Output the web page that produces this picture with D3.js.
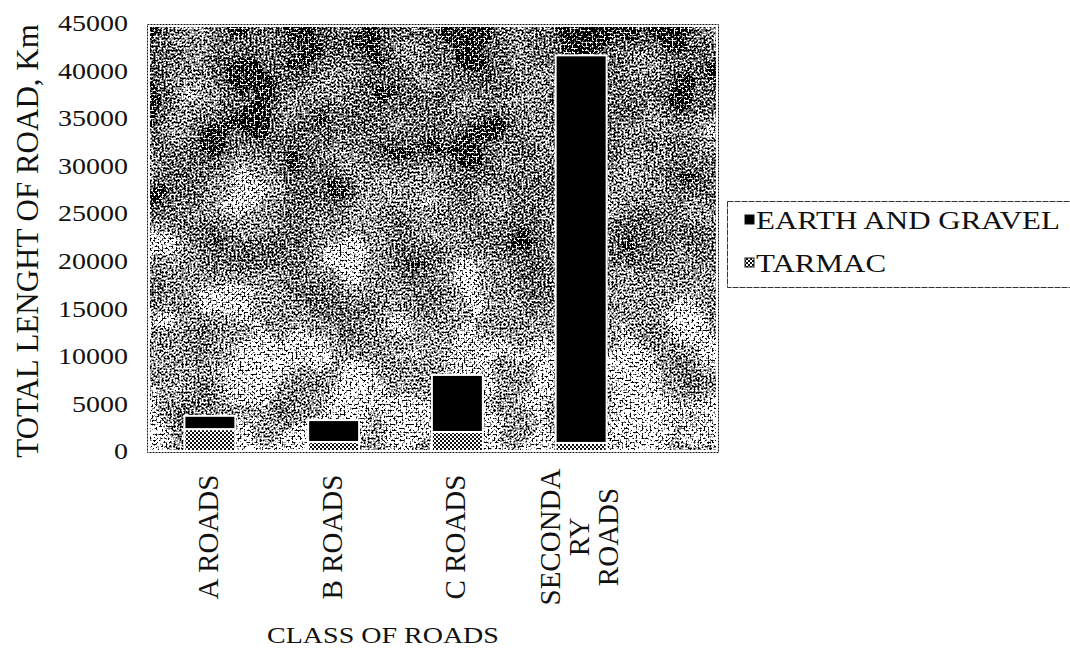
<!DOCTYPE html>
<html lang="en">
<head>
  <meta charset="UTF-8">
  <title>Road length by class</title>
  <script src="https://d3js.org/d3.v7.min.js" charset="utf-8"></script>
  <style>
    body {
      margin: 0;
      background: #ffffff;
    }
    svg text {
      font-family: 'Liberation Serif', 'Times New Roman', serif;
      fill: #111;
    }
  </style>
</head>
<body>
  <div id="wrapper"></div>
  <script>
    // data
    const categories = ["A ROADS", "B ROADS", "C ROADS", "SECONDARY ROADS"]
    const categoryLines = [["A ROADS"], ["B ROADS"], ["C ROADS"], ["SECONDA", "RY", "ROADS"]]
    const tarmac = [2300, 950, 2000, 850]
    const earthGravel = [1400, 2300, 6000, 40750]
    const yTicks = [0, 5000, 10000, 15000, 20000, 25000, 30000, 35000, 40000, 45000]
    const seriesNames = ["EARTH AND GRAVEL", "TARMAC"]

    const drawChart = () => {
      const dimensions = {
        width: 1070,
        height: 651,
        plot: { left: 148, right: 718, top: 25, bottom: 452 }
      }

      const svg = d3.select("#wrapper")
        .append("svg")
          .attr("width", dimensions.width)
          .attr("height", dimensions.height)

      const defs = svg.append("defs")

      // scanned grey speckle of the plot area
      const grain = defs.append("filter")
        .attr("id", "grain")
        .attr("x", 0).attr("y", 0).attr("width", 1).attr("height", 1)
        .attr("color-interpolation-filters", "sRGB")
      const toGrey = "1 0 0 0 0  1 0 0 0 0  1 0 0 0 0  0 0 0 0 1"
      grain.append("feTurbulence")
        .attr("type", "fractalNoise")
        .attr("baseFrequency", 0.5)
        .attr("numOctaves", 2)
        .attr("seed", 11)
        .attr("result", "fine")
      grain.append("feColorMatrix")
        .attr("in", "fine").attr("type", "matrix").attr("values", toGrey)
        .attr("result", "fineGrey")
      grain.append("feTurbulence")
        .attr("type", "fractalNoise")
        .attr("baseFrequency", 0.018)
        .attr("numOctaves", 2)
        .attr("seed", 4)
        .attr("result", "coarse")
      grain.append("feColorMatrix")
        .attr("in", "coarse").attr("type", "matrix").attr("values", toGrey)
        .attr("result", "coarseGrey")
      grain.append("feComposite")
        .attr("in", "fineGrey").attr("in2", "coarseGrey")
        .attr("operator", "arithmetic")
        .attr("k1", 0).attr("k2", 1).attr("k3", 0.22).attr("k4", -0.11)
        .attr("result", "mix1")
      grain.append("feComposite")
        .attr("in", "mix1").attr("in2", "SourceGraphic")
        .attr("operator", "arithmetic")
        .attr("k1", 0).attr("k2", 1).attr("k3", 1).attr("k4", 0)
        .attr("result", "mixed")
      const ct = grain.append("feComponentTransfer").attr("in", "mixed")
      const table = "0 0 0 0 0 0 0 0 0 0 0.45 0.6 1 1 1 1 1 1 1 1"
      ct.append("feFuncR").attr("type", "discrete").attr("tableValues", table)
      ct.append("feFuncG").attr("type", "discrete").attr("tableValues", table)
      ct.append("feFuncB").attr("type", "discrete").attr("tableValues", table)
      ct.append("feFuncA").attr("type", "linear").attr("slope", 0).attr("intercept", 1)

      const bias = defs.append("linearGradient")
        .attr("id", "bias")
        .attr("x1", 0).attr("y1", 0).attr("x2", 0).attr("y2", 1)
      bias.append("stop").attr("offset", "0%").attr("stop-color", "#030303")
      bias.append("stop").attr("offset", "40%").attr("stop-color", "#0c0c0c")
      bias.append("stop").attr("offset", "100%").attr("stop-color", "#1c1c1c")

      // checker hatch used for tarmac
      const checker = defs.append("pattern")
        .attr("id", "checker")
        .attr("patternUnits", "userSpaceOnUse")
        .attr("width", 4).attr("height", 4)
      checker.append("rect").attr("width", 4).attr("height", 4).attr("fill", "#fff")
      checker.append("rect").attr("width", 2).attr("height", 2).attr("fill", "#111")
      checker.append("rect").attr("x", 2).attr("y", 2).attr("width", 2).attr("height", 2).attr("fill", "#111")

      const p = dimensions.plot

      const xScale = d3.scaleBand()
        .domain(categories)
        .range([148, 643])
        .paddingInner(0.588)
        .paddingOuter(0.294)

      const yScale = d3.scaleLinear()
        .domain([0, 45000])
        .range([451, 23])

      // plot background
      svg.append("rect")
        .attr("x", p.left).attr("y", p.top)
        .attr("width", p.right - p.left).attr("height", p.bottom - p.top)
        .attr("fill", "url(#bias)")
        .attr("filter", "url(#grain)")
      svg.append("rect")
        .attr("x", p.left + 1).attr("y", p.top + 1)
        .attr("width", p.right - p.left - 2).attr("height", p.bottom - p.top - 2)
        .attr("fill", "none")
        .attr("stroke", "#fff")
        .attr("stroke-width", 2)
      svg.append("rect")
        .attr("x", p.left - 0.5).attr("y", p.top - 0.5)
        .attr("width", p.right - p.left + 1).attr("height", p.bottom - p.top + 1)
        .attr("fill", "none")
        .attr("stroke", "#111")
        .attr("stroke-width", 1)
        .attr("stroke-dasharray", "2 1")

      // stacked bars
      const stackData = categories.map((c, i) => ({ category: c, tarmac: tarmac[i], earth: earthGravel[i] }))
      const stacked = d3.stack().keys(["tarmac", "earth"])(stackData)
      const fills = { tarmac: "url(#checker)", earth: "#000" }

      svg.append("g")
        .selectAll("g")
        .data(stacked)
        .join("g")
          .attr("fill", d => fills[d.key])
        .selectAll("rect")
        .data(d => d)
        .join("rect")
          .attr("x", d => xScale(d.data.category))
          .attr("y", d => yScale(d[1]))
          .attr("width", xScale.bandwidth())
          .attr("height", d => yScale(d[0]) - yScale(d[1]))
          .attr("stroke", "#fff")
          .attr("stroke-width", 2)

      // y axis labels
      const yAxis = svg.append("g")
        .attr("transform", `translate(${p.left}, 0)`)
        .call(d3.axisLeft(yScale).tickValues(yTicks).tickFormat(d3.format("d")).tickSize(0).tickPadding(20))
      yAxis.select(".domain").remove()
      yAxis.selectAll("text")
        .style("font-size", "28px")
        .attr("transform", "scale(1, 0.86)")

      svg.append("text")
        .attr("transform", "translate(38, 241) rotate(-90)")
        .attr("text-anchor", "middle")
        .style("font-size", "31px")
        .text("TOTAL LENGHT OF ROAD, Km")

      // category labels, rotated
      const lineHeight = 29
      categoryLines.forEach((lines, i) => {
        const cx = xScale(categories[i]) + xScale.bandwidth() / 2
        const label = svg.append("text")
          .attr("transform", `translate(${cx}, 537) rotate(-90)`)
          .attr("text-anchor", "middle")
          .style("font-size", "29px")
        lines.forEach((line, j) => {
          label.append("tspan")
            .attr("x", 0)
            .attr("y", 8 - (lines.length - 1) / 2 * lineHeight + j * lineHeight)
            .text(line)
        })
      })

      svg.append("text")
        .attr("transform", "translate(383, 643) scale(1, 0.86)")
        .attr("text-anchor", "middle")
        .style("font-size", "28px")
        .text("CLASS OF ROADS")

      // legend
      const legend = svg.append("g")
      legend.append("rect")
        .attr("x", 727.5).attr("y", 201.5)
        .attr("width", 400).attr("height", 86)
        .attr("fill", "#fff")
        .attr("stroke", "#333")
        .attr("stroke-width", 1)
        .attr("stroke-dasharray", "6 1")
      const legendFills = ["#000", "url(#checker)"]
      const legendBaselines = [229, 272]
      seriesNames.forEach((name, i) => {
        legend.append("rect")
          .attr("x", 745).attr("y", legendBaselines[i] - 14)
          .attr("width", 9).attr("height", 9)
          .attr("fill", legendFills[i])
          .attr("stroke", "#111")
          .attr("stroke-width", 1)
        legend.append("text")
          .attr("transform", `translate(756, ${legendBaselines[i]}) scale(1, 0.83)`)
          .style("font-size", "31px")
          .text(name)
      })
    }
    drawChart()
  </script>
</body>
</html>
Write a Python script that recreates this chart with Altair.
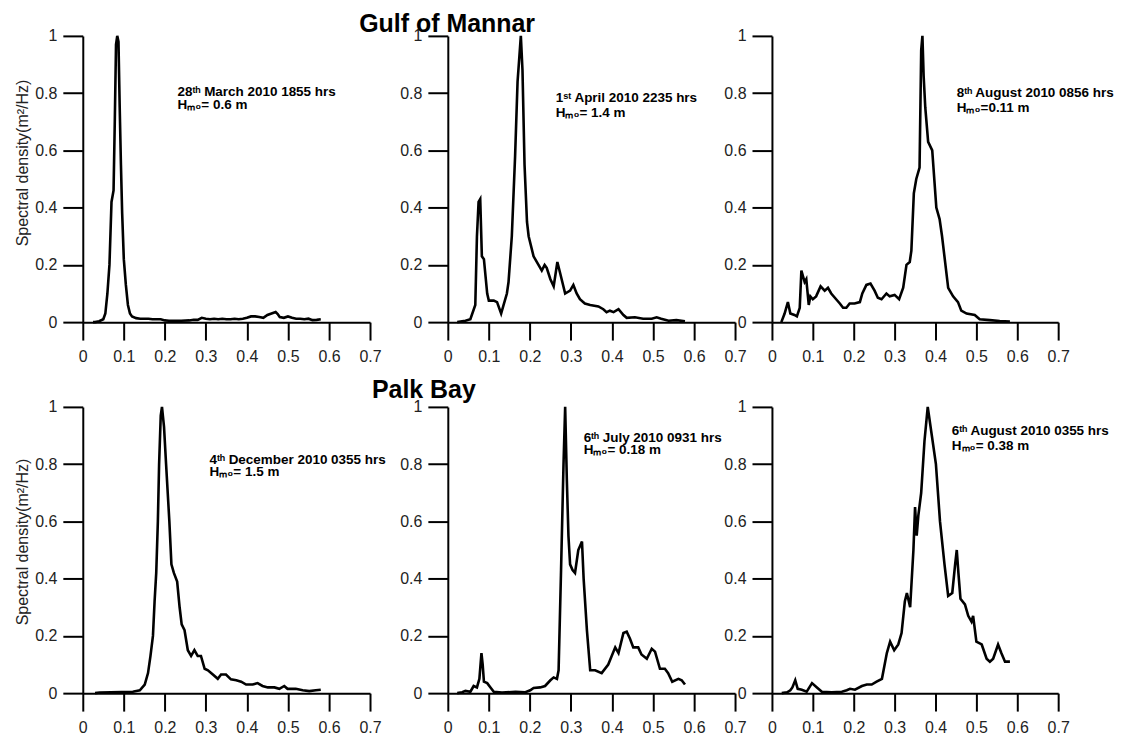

++++

» **Problem**
Copy each line above containing the string "that".

» **Written response**
Output the web page that produces this picture with D3.js.
Write a Python script that recreates this chart with Altair.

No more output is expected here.